In summary, the specialists outline the legal procedure to follow: impeachment.

On the verge of a constitutional crisis

The open dispute between Congress and the White House seems to be closing by the second, while the president introduces lawsuits right and left, and the House begins to consider contempt proceedings against the Attorney General.

For the legal lecturer at Georgetown University, Victoria Nourse, this could lead to "a real constitutional crisis."

Nourse told AP: "I don't see any legitimate ground for the executive to be pushing back against Mueller's testimony," referring again to the reticence of the president and his associates to the special counsel's appearance before the House Committee to explain in his own words the findings of his investigation.

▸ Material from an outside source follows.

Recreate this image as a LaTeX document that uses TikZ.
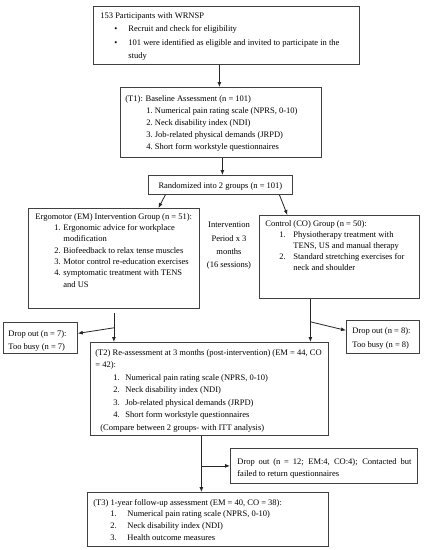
\documentclass[tikz,border=0pt]{standalone}
\usepackage{fontspec}
\setmainfont{Liberation Serif}
\usetikzlibrary{arrows.meta,calc}
% width, height, left pad, right pad, baselineskip, first baseline, content
\newcommand{\boxtxt}[7]{\parbox[t][#2][t]{#1}{\leftskip=#3\rightskip=#4\fontsize{8.5}{#5}\selectfont\rule{0pt}{#6}#7}}
\newcommand{\itm}[3]{\hspace*{#1}\makebox[#2][l]{#3}}
\tikzset{
  box/.style={draw=black!75, line width=0.8pt, anchor=north west, inner sep=0pt},
  arr/.style={-{Latex[length=5pt,width=4pt]}, line width=0.8pt, black!85},
  midtext/.style={align=center, font=\fontsize{8.5}{13.3}\selectfont, inner sep=0pt}
}
\begin{document}
\begin{tikzpicture}[x=1pt,y=1pt]
\fill[white] (0,0) rectangle (424,-550);
\useasboundingbox (0,0) rectangle (424,-550);

\node[box] (p) at (93,-6) {\boxtxt{266pt}{58pt}{7pt}{3pt}{13.2pt}{12.3pt}{153 Participants with WRNSP\\
\itm{14pt}{14pt}{\textbullet}Recruit and check for eligibility\\
\itm{14pt}{14pt}{\textbullet}101 were identified as eligible and invited to participate in the\\
\hspace*{28pt}study}};

\node[box] (t1) at (120,-87) {\boxtxt{201pt}{70pt}{5pt}{2pt}{12pt}{13.7pt}{(T1): Baseline Assessment (n = 101)\\
\itm{21pt}{8.5pt}{1.}Numerical pain rating scale (NPRS, 0-10)\\
\itm{21pt}{8.5pt}{2.}Neck disability index (NDI)\\
\itm{21pt}{8.5pt}{3.}Job-related physical demands (JRPD)\\
\itm{21pt}{8.5pt}{4.}Short form workstyle questionnaires}};

\node[box] (rand) at (148,-175) {\boxtxt{144pt}{19pt}{0pt}{0pt}{12pt}{12.7pt}{\centering Randomized into 2 groups (n = 101)\par}};

\node[box] (em) at (28,-208) {\boxtxt{171pt}{100pt}{7pt}{2pt}{11.3pt}{10.8pt}{Ergomotor (EM) Intervention Group (n = 51):\\
\itm{19pt}{9pt}{1.}Ergonomic advice for workplace\\
\hspace*{28pt}modification\\
\itm{19pt}{9pt}{2.}Biofeedback to relax tense muscles\\
\itm{19pt}{9pt}{3.}Motor control re-education exercises\\
\itm{19pt}{9pt}{4.}symptomatic treatment with TENS\\
\hspace*{28pt}and US}};

\node[midtext] (iv) at (229,-246) {Intervention\\Period x 3\\months\\(16 sessions)};

\node[box] (co) at (259,-215) {\boxtxt{160pt}{83pt}{6pt}{2pt}{11pt}{10.7pt}{Control (CO) Group (n = 50):\\
\itm{14pt}{14pt}{1.}Physiotherapy treatment with\\
\hspace*{28pt}TENS, US and manual therapy\\
\itm{14pt}{14pt}{2.}Standard stretching exercises for\\
\hspace*{28pt}neck and shoulder}};

\node[box] (dropL) at (3,-322) {\boxtxt{74pt}{31pt}{5pt}{1pt}{13pt}{14.5pt}{Drop out (n = 7):\\
Too busy (n = 7)}};

\node[box] (dropR) at (346,-320) {\boxtxt{73pt}{33pt}{6pt}{1pt}{14pt}{13pt}{Drop out (n = 8):\\
Too busy (n = 8)}};

\node[box] (t2) at (90,-342) {\boxtxt{238pt}{93pt}{5pt}{1pt}{12.5pt}{12.7pt}{(T2) Re-assessment at 3 months (post-intervention) (EM = 44, CO\\
= 42):\\
\itm{18pt}{12pt}{1.}Numerical pain rating scale (NPRS, 0-10)\\
\itm{18pt}{12pt}{2.}Neck disability index (NDI)\\
\itm{18pt}{12pt}{3.}Job-related physical demands (JRPD)\\
\itm{18pt}{12pt}{4.}Short form workstyle questionnaires\\
\hspace*{5pt}(Compare between 2 groups- with ITT analysis)}};

\node[box] (drop3) at (230,-448) {\boxtxt{187pt}{35pt}{7pt}{6pt}{12pt}{15.7pt}{Drop out (n = 12; EM:4, CO:4); Contacted but\linebreak failed to return questionnaires}};

\node[box] (t3) at (87,-492) {\boxtxt{241pt}{54pt}{6pt}{1pt}{11.7pt}{12.7pt}{(T3) 1-year follow-up assessment (EM = 40, CO = 38):\\
\itm{17pt}{17pt}{1.}Numerical pain rating scale (NPRS, 0-10)\\
\itm{17pt}{17pt}{2.}Neck disability index (NDI)\\
\itm{17pt}{17pt}{3.}Health outcome measures}};

% connectors
\coordinate (a1) at ($(p.south)+(-7,0)$);
\draw[arr] (a1) -- (a1 |- t1.north);
\coordinate (a2) at ($(t1.south)+(1.5,0)$);
\draw[arr] (a2) -- (a2 |- rand.north);
\draw[arr] ([xshift=-55pt]rand.south) -- ([xshift=44.5pt]em.north);
\draw[arr] ([xshift=59pt]rand.south) -- ([xshift=-52pt]co.north);

\coordinate (c1) at ([yshift=-4pt]em.south);
\draw[arr] (c1) -- (c1 |- t2.north);
\coordinate (b1) at ([yshift=-15pt]c1);
\draw[arr] (b1) -- ([yshift=4.5pt]dropL.east);

\coordinate (c2) at ([xshift=-29pt]co.south);
\draw[arr] (c2) -- (c2 |- t2.north);
\coordinate (b2) at ([yshift=-23pt]c2);
\draw[arr] (b2) -- ([yshift=6.5pt]dropR.west);

\coordinate (c3) at ([xshift=-8pt]t2.south);
\draw[arr] (c3) -- (c3 |- t3.north);
\draw[arr] (c3 |- drop3.west) -- (drop3.west);
\end{tikzpicture}
\end{document}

"Again, to do that, they'd also perhaps support it with this unitary executive theory that all members of the executive branch are under the president's authority and therefore he can order him not to testify. Mueller's response to that, I expect, would simply to resign."

But the problem is that this tug-of-war between the two branches of the government could come to a standstill in the courts.

However, the last president to refuse to respond to subpoenas from the House was Richard Nixon, and we already know how that story ended.